**Exercise task**
Start at the line containing "Reproduce this chart with matplotlib.", stop at the line containing "plt.rcParams['font.family'] = ['Open", and please reproduce every line in between, both ends included, without pictures.

= = = = =

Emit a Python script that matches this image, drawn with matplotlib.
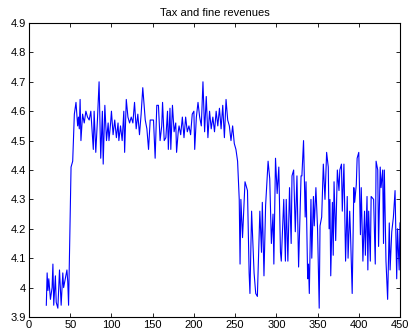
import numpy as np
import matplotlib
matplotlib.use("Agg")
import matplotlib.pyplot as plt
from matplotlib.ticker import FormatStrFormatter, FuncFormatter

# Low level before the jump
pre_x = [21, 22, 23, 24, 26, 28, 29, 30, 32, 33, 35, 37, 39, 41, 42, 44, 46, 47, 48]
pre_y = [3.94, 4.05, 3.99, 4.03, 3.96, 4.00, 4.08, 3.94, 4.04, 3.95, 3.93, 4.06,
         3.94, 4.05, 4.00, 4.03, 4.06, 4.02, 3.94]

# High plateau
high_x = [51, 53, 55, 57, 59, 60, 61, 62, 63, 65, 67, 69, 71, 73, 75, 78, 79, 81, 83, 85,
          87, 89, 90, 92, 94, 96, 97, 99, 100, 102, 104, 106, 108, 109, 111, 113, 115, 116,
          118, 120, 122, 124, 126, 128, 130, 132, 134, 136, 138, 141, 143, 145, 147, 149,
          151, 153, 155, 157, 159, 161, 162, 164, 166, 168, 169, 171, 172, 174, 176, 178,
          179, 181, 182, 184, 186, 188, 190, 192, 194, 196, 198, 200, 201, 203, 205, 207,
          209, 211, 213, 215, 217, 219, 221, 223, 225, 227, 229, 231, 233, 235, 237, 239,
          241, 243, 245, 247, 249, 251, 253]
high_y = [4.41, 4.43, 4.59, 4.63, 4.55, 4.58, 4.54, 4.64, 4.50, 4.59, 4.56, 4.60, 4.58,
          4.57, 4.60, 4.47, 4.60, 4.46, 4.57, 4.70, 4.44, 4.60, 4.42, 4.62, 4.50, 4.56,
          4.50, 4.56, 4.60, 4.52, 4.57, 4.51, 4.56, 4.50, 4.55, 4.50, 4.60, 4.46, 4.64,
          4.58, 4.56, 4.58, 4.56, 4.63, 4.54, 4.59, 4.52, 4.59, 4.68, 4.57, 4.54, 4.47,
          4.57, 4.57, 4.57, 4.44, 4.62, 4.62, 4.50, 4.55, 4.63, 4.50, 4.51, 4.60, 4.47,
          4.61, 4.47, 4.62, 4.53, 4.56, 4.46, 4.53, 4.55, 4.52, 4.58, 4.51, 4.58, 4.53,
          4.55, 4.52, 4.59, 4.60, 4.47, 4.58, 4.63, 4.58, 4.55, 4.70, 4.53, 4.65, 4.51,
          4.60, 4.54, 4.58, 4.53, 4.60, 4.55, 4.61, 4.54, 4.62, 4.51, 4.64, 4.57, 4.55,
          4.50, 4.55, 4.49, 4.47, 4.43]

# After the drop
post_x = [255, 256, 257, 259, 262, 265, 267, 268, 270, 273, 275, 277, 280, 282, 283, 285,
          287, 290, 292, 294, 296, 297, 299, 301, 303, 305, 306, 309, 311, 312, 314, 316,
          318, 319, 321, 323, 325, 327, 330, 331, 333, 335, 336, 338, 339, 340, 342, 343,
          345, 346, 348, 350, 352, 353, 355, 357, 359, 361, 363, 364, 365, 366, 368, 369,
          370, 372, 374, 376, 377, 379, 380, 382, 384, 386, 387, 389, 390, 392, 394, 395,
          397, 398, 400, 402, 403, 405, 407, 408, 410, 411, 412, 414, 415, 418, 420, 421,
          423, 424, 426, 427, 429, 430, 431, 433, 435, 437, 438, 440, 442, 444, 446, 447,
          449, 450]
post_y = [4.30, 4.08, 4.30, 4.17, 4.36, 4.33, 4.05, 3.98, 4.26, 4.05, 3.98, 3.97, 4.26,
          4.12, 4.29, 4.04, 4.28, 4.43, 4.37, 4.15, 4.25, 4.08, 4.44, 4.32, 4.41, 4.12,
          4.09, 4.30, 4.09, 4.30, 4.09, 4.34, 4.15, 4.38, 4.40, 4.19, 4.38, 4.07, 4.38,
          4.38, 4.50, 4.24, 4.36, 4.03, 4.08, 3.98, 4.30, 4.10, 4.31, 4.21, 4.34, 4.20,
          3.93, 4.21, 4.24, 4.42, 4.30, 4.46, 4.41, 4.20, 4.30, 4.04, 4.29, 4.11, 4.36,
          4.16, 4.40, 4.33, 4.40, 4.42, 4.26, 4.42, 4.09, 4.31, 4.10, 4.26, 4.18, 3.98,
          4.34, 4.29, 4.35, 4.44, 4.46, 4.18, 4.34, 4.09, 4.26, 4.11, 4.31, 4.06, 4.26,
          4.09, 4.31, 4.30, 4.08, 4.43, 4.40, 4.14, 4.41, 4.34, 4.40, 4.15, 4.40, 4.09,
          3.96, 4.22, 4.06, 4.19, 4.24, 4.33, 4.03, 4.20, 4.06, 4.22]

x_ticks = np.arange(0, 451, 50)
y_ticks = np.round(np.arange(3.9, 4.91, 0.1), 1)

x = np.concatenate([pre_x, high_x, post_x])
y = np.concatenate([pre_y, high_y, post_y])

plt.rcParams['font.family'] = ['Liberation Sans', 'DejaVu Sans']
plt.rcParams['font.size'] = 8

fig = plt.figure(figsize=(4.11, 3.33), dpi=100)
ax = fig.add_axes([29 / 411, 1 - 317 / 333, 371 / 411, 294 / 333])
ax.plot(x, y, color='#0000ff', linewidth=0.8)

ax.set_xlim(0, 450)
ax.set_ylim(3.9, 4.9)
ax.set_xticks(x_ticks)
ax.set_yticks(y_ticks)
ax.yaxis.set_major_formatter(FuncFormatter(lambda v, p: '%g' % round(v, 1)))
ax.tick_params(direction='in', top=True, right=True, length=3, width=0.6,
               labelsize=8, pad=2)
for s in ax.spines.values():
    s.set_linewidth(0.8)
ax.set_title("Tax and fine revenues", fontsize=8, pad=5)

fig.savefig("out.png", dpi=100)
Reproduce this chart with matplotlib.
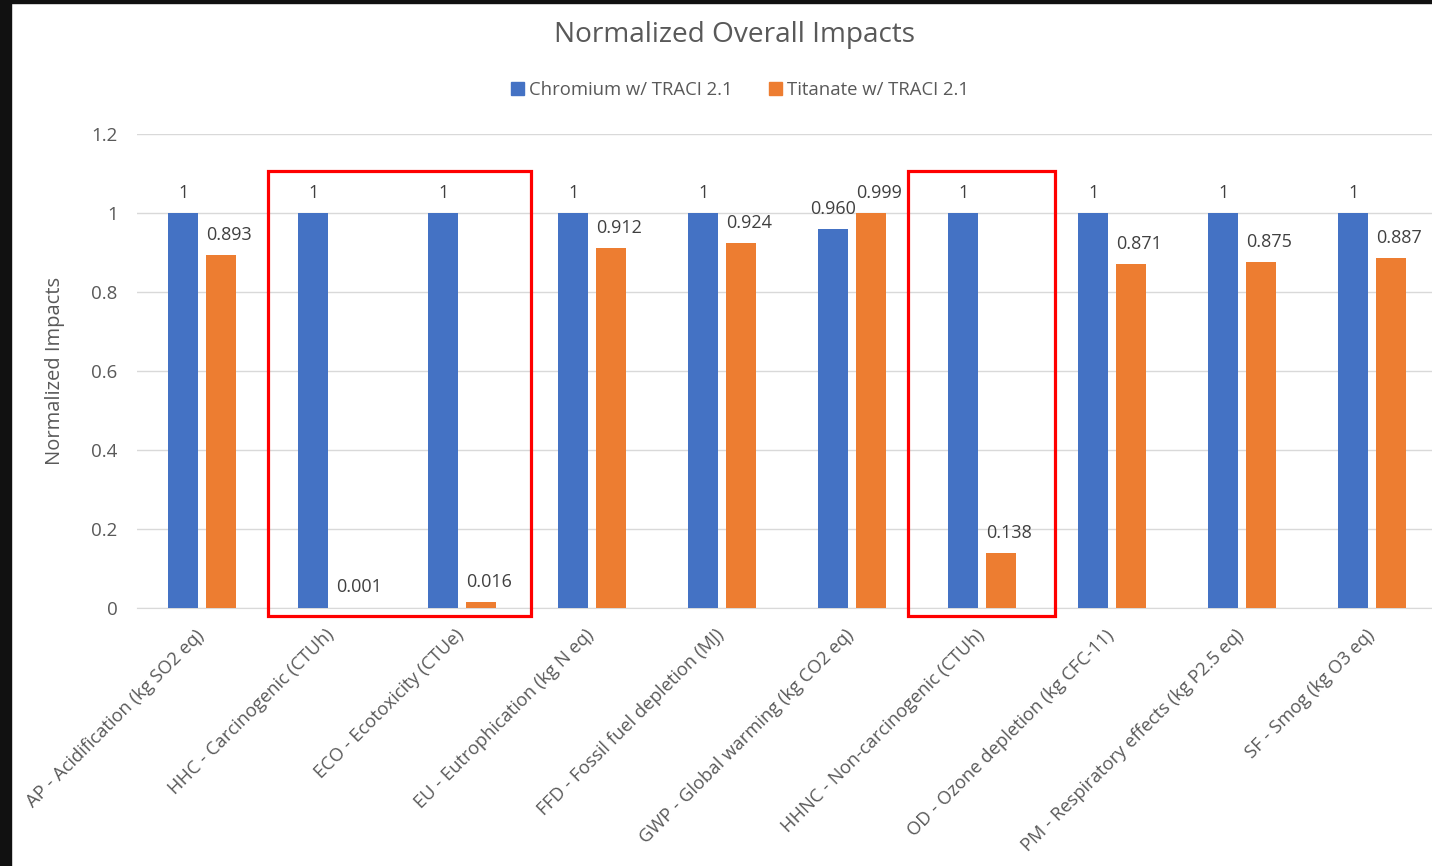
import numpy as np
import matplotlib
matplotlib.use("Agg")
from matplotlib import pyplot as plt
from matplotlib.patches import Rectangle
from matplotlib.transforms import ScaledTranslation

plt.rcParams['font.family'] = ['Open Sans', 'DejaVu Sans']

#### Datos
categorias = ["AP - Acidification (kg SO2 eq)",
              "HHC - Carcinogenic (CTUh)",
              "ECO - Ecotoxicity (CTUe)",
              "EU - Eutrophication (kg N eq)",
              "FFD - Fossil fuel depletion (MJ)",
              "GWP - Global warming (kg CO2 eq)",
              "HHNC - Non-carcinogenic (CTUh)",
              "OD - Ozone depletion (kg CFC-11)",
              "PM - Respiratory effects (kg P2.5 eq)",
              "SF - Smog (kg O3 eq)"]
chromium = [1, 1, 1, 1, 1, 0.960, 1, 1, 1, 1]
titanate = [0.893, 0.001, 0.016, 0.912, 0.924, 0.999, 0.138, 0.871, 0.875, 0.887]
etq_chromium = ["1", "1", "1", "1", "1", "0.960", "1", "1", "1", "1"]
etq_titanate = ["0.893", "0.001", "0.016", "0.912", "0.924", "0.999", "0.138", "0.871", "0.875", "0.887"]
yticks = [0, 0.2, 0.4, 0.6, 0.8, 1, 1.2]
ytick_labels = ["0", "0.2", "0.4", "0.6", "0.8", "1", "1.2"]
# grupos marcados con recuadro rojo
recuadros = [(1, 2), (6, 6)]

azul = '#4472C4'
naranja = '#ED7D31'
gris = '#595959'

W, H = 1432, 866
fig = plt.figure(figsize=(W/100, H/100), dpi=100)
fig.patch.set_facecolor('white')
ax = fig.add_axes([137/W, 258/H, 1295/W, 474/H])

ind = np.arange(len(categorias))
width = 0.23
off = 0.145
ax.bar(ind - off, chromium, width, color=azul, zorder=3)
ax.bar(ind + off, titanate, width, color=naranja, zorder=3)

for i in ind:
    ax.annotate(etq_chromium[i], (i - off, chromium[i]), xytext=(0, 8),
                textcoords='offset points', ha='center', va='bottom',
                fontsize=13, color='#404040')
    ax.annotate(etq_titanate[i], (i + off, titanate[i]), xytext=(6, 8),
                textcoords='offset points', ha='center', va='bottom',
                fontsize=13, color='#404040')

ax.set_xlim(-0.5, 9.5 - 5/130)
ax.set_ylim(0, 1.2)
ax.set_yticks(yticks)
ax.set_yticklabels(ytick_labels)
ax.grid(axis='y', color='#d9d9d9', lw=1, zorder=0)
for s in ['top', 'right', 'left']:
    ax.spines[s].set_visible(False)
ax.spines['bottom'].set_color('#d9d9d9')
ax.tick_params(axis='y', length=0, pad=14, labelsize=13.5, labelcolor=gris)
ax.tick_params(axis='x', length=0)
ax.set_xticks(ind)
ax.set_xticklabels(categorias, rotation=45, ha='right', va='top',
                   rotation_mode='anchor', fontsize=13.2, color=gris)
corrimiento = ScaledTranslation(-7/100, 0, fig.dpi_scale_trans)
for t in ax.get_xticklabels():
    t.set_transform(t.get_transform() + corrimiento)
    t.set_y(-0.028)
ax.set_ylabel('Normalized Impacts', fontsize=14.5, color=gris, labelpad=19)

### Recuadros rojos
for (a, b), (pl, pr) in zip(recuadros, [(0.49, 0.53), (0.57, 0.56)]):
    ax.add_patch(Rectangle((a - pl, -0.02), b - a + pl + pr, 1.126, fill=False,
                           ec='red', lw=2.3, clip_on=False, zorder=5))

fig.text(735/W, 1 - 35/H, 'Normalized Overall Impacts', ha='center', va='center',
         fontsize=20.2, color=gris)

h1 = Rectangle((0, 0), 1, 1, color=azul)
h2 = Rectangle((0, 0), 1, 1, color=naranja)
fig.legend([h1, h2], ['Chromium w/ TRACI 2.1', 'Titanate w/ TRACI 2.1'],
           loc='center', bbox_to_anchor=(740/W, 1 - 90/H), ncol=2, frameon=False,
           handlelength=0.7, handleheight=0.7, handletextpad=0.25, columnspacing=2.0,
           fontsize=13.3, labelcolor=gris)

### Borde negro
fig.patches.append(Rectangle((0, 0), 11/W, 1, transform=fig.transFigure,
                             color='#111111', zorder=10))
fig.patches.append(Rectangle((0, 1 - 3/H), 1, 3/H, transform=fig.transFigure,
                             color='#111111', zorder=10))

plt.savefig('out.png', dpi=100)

= = = = =

**Task output**
Reproduce this chart with matplotlib.
import numpy as np
import matplotlib
matplotlib.use("Agg")
from matplotlib import pyplot as plt
from matplotlib.patches import Rectangle
from matplotlib.transforms import ScaledTranslation

plt.rcParams['font.family'] = ['Open Sans', 'DejaVu Sans']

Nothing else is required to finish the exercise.